En cette année d'élections fédérales et de grèves du climat, la participation politique des jeunes, rois de l'abstentionnisme, est revenue sur le devant de la scène. Les initiatives existantes ne suffiront pas à régler le problème qui exige de profonds changements.
«Nous votons sur des choses qui vont nous affecter, mais pendant les campagnes, l'impact que cela aura sur notre avenir n'est pas évident. Par exemple lors de votations sur les retraites, personne ne dit clairement aux jeunes: «Attention, si vous votez ça, cela aura telle ou telle conséquence négative»«, explique Sandro, 23 ans.
Le jeune homme avoue ne voter que lors de votations importantes pour lui. La dernière en date: le deuxième tube du tunnel routier du Gothard. A l'instar de Sandro, de nombreux jeunes ont de la peine à voir l'impact de la politique sur leur vie quotidienne. Selon le moniteur politique 2018 d'easyvote, diffusé récemment, moins de la moitié des jeunes de 15 à 25 ans interrogés estime que le Parlement prend des décisions importantes pour leur quotidien.
Système exigeant
La même étude a montré que les jeunes s'informent de moins en moins sur les questions politiques et l'actualité. Moins d'un quart (23%) s'informent quotidiennement. «Lors des votations, je ne vais pas forcément chercher des informations par moi-même», reconnaît Sandro.

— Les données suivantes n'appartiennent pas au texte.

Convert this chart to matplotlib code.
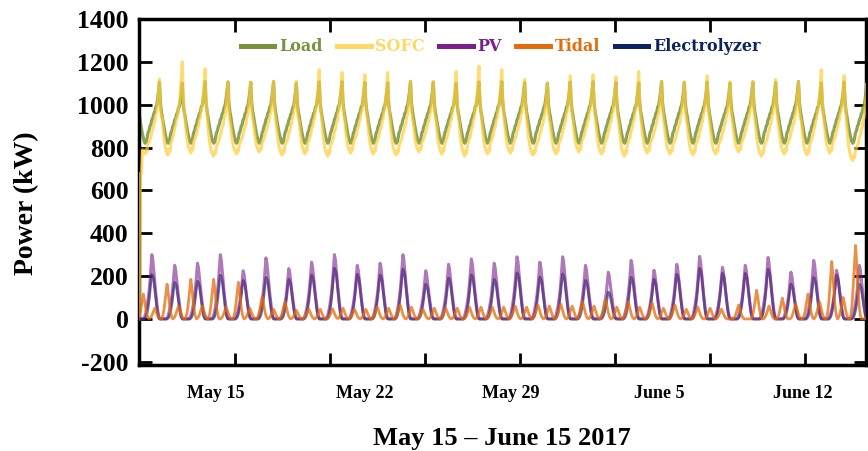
import numpy as np
import matplotlib
matplotlib.use("Agg")
import matplotlib.pyplot as plt
from matplotlib.lines import Line2D
from matplotlib.transforms import blended_transform_factory

# Données (pas horaire, 32 jours : 15 mai -> 15 juin 2017)
n_days = 32

# profil journalier type de la charge (kW), h0..h23
load_shape = [945, 915, 890, 865, 845, 828, 820, 825, 845, 870, 878, 900,
              908, 930, 938, 958, 965, 988, 995, 1025, 1060, 1105, 1010, 970]
load_peak = [1105, 1100, 1108, 1106, 1104, 1108, 1100, 1106, 1108, 1104, 1102, 1108,
             1105, 1100, 1106, 1108, 1104, 1100, 1106, 1108, 1104, 1102, 1108, 1104,
             1106, 1100, 1106, 1104, 1108, 1102, 1106, 1104]

# SOFC
sofc_shape = [905, 860, 825, 800, 785, 775, 768, 790, 780, 815, 822, 835,
              845, 870, 878, 905, 912, 945, 958, 1000, 1050, 1110, 985, 935]
sofc_peak = [1120, 1200, 1167, 1105, 1105, 1110, 1110, 1163, 1150, 1140, 1150, 1110,
             1110, 1155, 1180, 1163, 1117, 1100, 1135, 1140, 1130, 1155, 1107, 1107,
             1135, 1107, 1107, 1117, 1107, 1163, 1135, 1100]
sofc_low = [770, 765, 775, 760, 770, 780, 765, 770, 760, 775, 770, 765,
            780, 770, 760, 770, 775, 765, 770, 780, 770, 760, 775, 770,
            765, 770, 780, 760, 770, 765, 775, 740]
sofc_start = [0, 680, 680, 790]

# PV
pv_shape = [0, 0, 0, 0, 0, 0.02, 0.06, 0.12, 0.2, 0.3, 0.42, 0.58,
            0.8, 1.0, 0.92, 0.75, 0.58, 0.42, 0.28, 0.15, 0.06, 0.01, 0, 0]
pv_peak = [300, 250, 260, 300, 225, 285, 235, 265, 300, 250, 260, 300,
           225, 255, 280, 260, 290, 265, 290, 250, 218, 273, 227, 255,
           292, 241, 250, 287, 218, 273, 227, 250]

# Electrolyseur
elec_shape = [0, 0, 0, 0, 0, 0, 0.02, 0.06, 0.14, 0.26, 0.42, 0.62,
              0.85, 1.0, 0.96, 0.88, 0.7, 0.5, 0.3, 0.14, 0.04, 0, 0, 0]
elec_peak = [208, 171, 176, 204, 180, 194, 185, 204, 236, 208, 204, 232,
             162, 190, 205, 185, 215, 195, 210, 180, 125, 194, 185, 208,
             236, 213, 213, 232, 162, 194, 204, 162]

# Marée : pics principaux et secondaires (heure, kW)
tidal_hi_hour = [4, 29, 54, 78, 104, 129, 153, 178, 203, 226, 250, 274, 298, 322, 347, 371,
                 395, 419, 443, 466, 490, 514, 539, 563, 587, 612, 649, 676, 703, 728, 753]
tidal_hi_kw = [116, 162, 185, 185, 171, 102, 79, 46, 47, 46, 56, 65, 46, 50, 55, 55,
               60, 65, 70, 80, 93, 79, 74, 65, 56, 46, 134, 97, 116, 268, 343]
tidal_lo_hour = [16, 41, 66, 91, 116, 141, 165, 190, 214, 238, 262, 286, 310, 334, 359,
                 383, 407, 431, 455, 478, 502, 526, 551, 575, 600, 630, 662, 690, 715, 740]
tidal_lo_kw = [50, 60, 60, 55, 50, 45, 40, 45, 50, 45, 50, 55, 50, 50, 55,
               55, 55, 60, 60, 60, 55, 55, 50, 45, 50, 65, 60, 70, 80, 100]
tidal_pulse = [0.05, 0.15, 0.32, 0.55, 0.8, 1.0, 0.8, 0.55, 0.32, 0.15, 0.05]

date_labels = ["May 15", "May 22", "May 29", "June 5", "June 12"]
date_label_hour = [80, 237, 390, 547, 697]

# Construction des séries horaires
hours = np.arange(n_days * 24)
ls = np.array(load_shape, float)
load = np.concatenate([820 + (ls - 820) * (p - 820) / (ls.max() - 820) for p in load_peak])

ss = np.array(sofc_shape, float)
sofc = np.concatenate([lo + (ss - ss.min()) / (ss.max() - ss.min()) * (p - lo)
                       for p, lo in zip(sofc_peak, sofc_low)])
sofc[:len(sofc_start)] = sofc_start

pv = np.concatenate([np.array(pv_shape) * p for p in pv_peak])
elec = np.concatenate([np.array(elec_shape) * p for p in elec_peak])

tidal = np.zeros(len(hours))
half = len(tidal_pulse) // 2
for h, kw in list(zip(tidal_hi_hour, tidal_hi_kw)) + list(zip(tidal_lo_hour, tidal_lo_kw)):
    for k, f in enumerate(tidal_pulse):
        i = h - half + k
        if 0 <= i < len(tidal):
            tidal[i] = max(tidal[i], kw * f)

plt.rcParams['font.family'] = ['Liberation Serif', 'DejaVu Serif']
plt.rcParams['font.weight'] = 'bold'
plt.rcParams['axes.unicode_minus'] = False

fig = plt.figure(figsize=(8.68, 4.51), dpi=100)
ax = fig.add_axes([0.1607, 0.1907, 0.837, 0.7672])

colors = {"Load": "#77933C", "SOFC": "#FFCC33", "PV": "#7B1F8A",
          "Tidal": "#E46C0A", "Electrolyzer": "#0E2461"}

ax.plot(hours, load, color=colors["Load"], lw=2.3, alpha=0.85, zorder=2)
ax.plot(hours, sofc, color=colors["SOFC"], lw=2.2, alpha=0.7, zorder=3)
ax.plot(hours, elec, color=colors["Electrolyzer"], lw=2.0, alpha=0.65, zorder=4)
ax.plot(hours, pv, color=colors["PV"], lw=2.2, alpha=0.6, zorder=5)
ax.plot(hours, tidal, color=colors["Tidal"], lw=2.0, alpha=0.75, zorder=6)

ax.set_xlim(0, 764)
ax.set_ylim(-215, 1400)
ax.set_xticks(range(100, 800, 100))
ax.set_yticks(range(-200, 1401, 200))
ax.tick_params(direction='in', length=9, width=2, top=True, right=True,
               labelbottom=False, labelsize=18.5, pad=8)
for lab in ax.get_yticklabels():
    lab.set_fontweight('bold')
for sp in ax.spines.values():
    sp.set_linewidth(2.5)

# Légende
leg_names = ["Load", "SOFC", "PV", "Tidal", "Electrolyzer"]
leg_colors = ["#77933C", "#FFD966", "#7B1F8A", "#E46C0A", "#0E2461"]
handles = [Line2D([0], [0], color=c, lw=3.6) for c in leg_colors]
leg = ax.legend(handles, leg_names, loc='center', bbox_to_anchor=(0.497, 0.92),
                ncol=5, frameon=False, handlelength=2.1, handletextpad=0.3,
                columnspacing=0.9, prop={'family': 'DejaVu Serif', 'weight': 'bold', 'size': 11.5})
for txt, c in zip(leg.get_texts(), leg_colors):
    txt.set_color(c)

trans = blended_transform_factory(ax.transData, fig.transFigure)
for lab, h in zip(date_labels, date_label_hour):
    ax.text(h, 1 - 393 / 451, lab, transform=trans, ha='center', va='center',
            fontsize=13, fontweight='bold')

fig.text(502 / 868, 1 - 438 / 451, "May 15 \u2013 June 15 2017", ha='center', va='center',
         fontsize=19, fontweight='bold')
fig.text(27 / 868, 1 - 203 / 451, "Power (kW)", rotation=90, ha='center', va='center',
         fontsize=20, fontweight='bold')

fig.savefig("out.png", dpi=100)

Cette tendance est préoccupante, estime René Knüsel, politologue à l'Université de Lausanne. Et d'ajouter: «Avec la baisse du niveau d'information, c'est le ressort de toute démocratie qui est menacé». Il souligne toutefois que la démocratie suisse est un système exigeant: «En tant que citoyen, si on veut voter en connaissance de cause, cela demande du temps et une attention continue».
Fournir aux jeunes des informations neutres et compréhensibles à propos des votations et des élections, tel est l'un des objectifs d'easyvote, un projet de la Fédération des parlements de jeunes (FSJP) lancé il y a une dizaine d'années. Brochures et vidéos explicatives, interventions dans les classes constituent quelques-uns de leurs outils.
Application mobile et boîtes de nuit
Easyvote vient en outre de lancer l'application votenow. Disponible dans les trois langues nationales, elle vise à aider les jeunes à se prononcer sur les objets de votations. Pour ce faire, ils doivent répondre par «oui» ou «non» à une vingtaine de questions. Il y a la possibilité de passer une question ou de donner plus de poids à une réponse. Une fois le quiz terminé, le résultat s'affiche sous forme de % de «oui» et de «non».
Pour les élections fédérales d'octobre, easyvote va s'associer à smartvote, indique sa responsable Zoë Maire. Smartvote est une plateforme en ligne qui permet à l'aide d'un questionnaire de voir quel politicien est le plus proche de ses intérêts.
Pour la troisième fois, les délégués romands à l'enfance et à la jeunesse vont lancer une campagne commune environ un mois avant les élections. Intitulée «J'ai voté», elle se déroulera notamment dans une cinquantaine de boîtes de nuit, où le tampon d'entrée sera remplacé pour l'occasion par un tampon «J'ai voté».
«Il s'agit surtout de déclencher des discussions, de faire réagir les jeunes, les faire parler du sujet car les meilleurs vecteurs ce sont les pairs», explique Tanguy Ausloos, délégué à la jeunesse de la ville de Lausanne.
Citoyens de seconde zone
René Knüsel estime que ce genre d'initiatives est important et utile. Elles ne mobilisent toutefois qu'une frange déjà intéressée et interviennent trop tard, estime-t-il.
Selon le politologue lausannois, pour motiver les jeunes à voter, il faut leur montrer comment ils peuvent influencer leur environnement. Cela passe par de petites initiatives tout au long de la scolarité qui ne se contentent pas seulement de parler du fonctionnement des institutions mais incluent des expérimentations pratiques.
La question de la participation politique des jeunes renvoie au défi plus large de comment les intégrer plus rapidement comme personnes à part entière dans la société, explique M. Knüsel. Et de pointer du doigt l'entrée plus tardive et difficile sur le marché du travail. «Il existe une corrélation entre vie professionnelle et participation politique. Les gens votent plus entre 35 et 60 ans lorsqu'ils se sentent pleinement intégrés dans la vie sociale et politique», ajoute-t-il.
Des changements sont aussi nécessaires dans la manière dont les jeunes sont perçus. «On ne leur donne pas la crédibilité d'un citoyen ordinaire. Personne par exemple ne se dit qu'il va voter pour un maire de 19 ans», illustre M. Knüsel.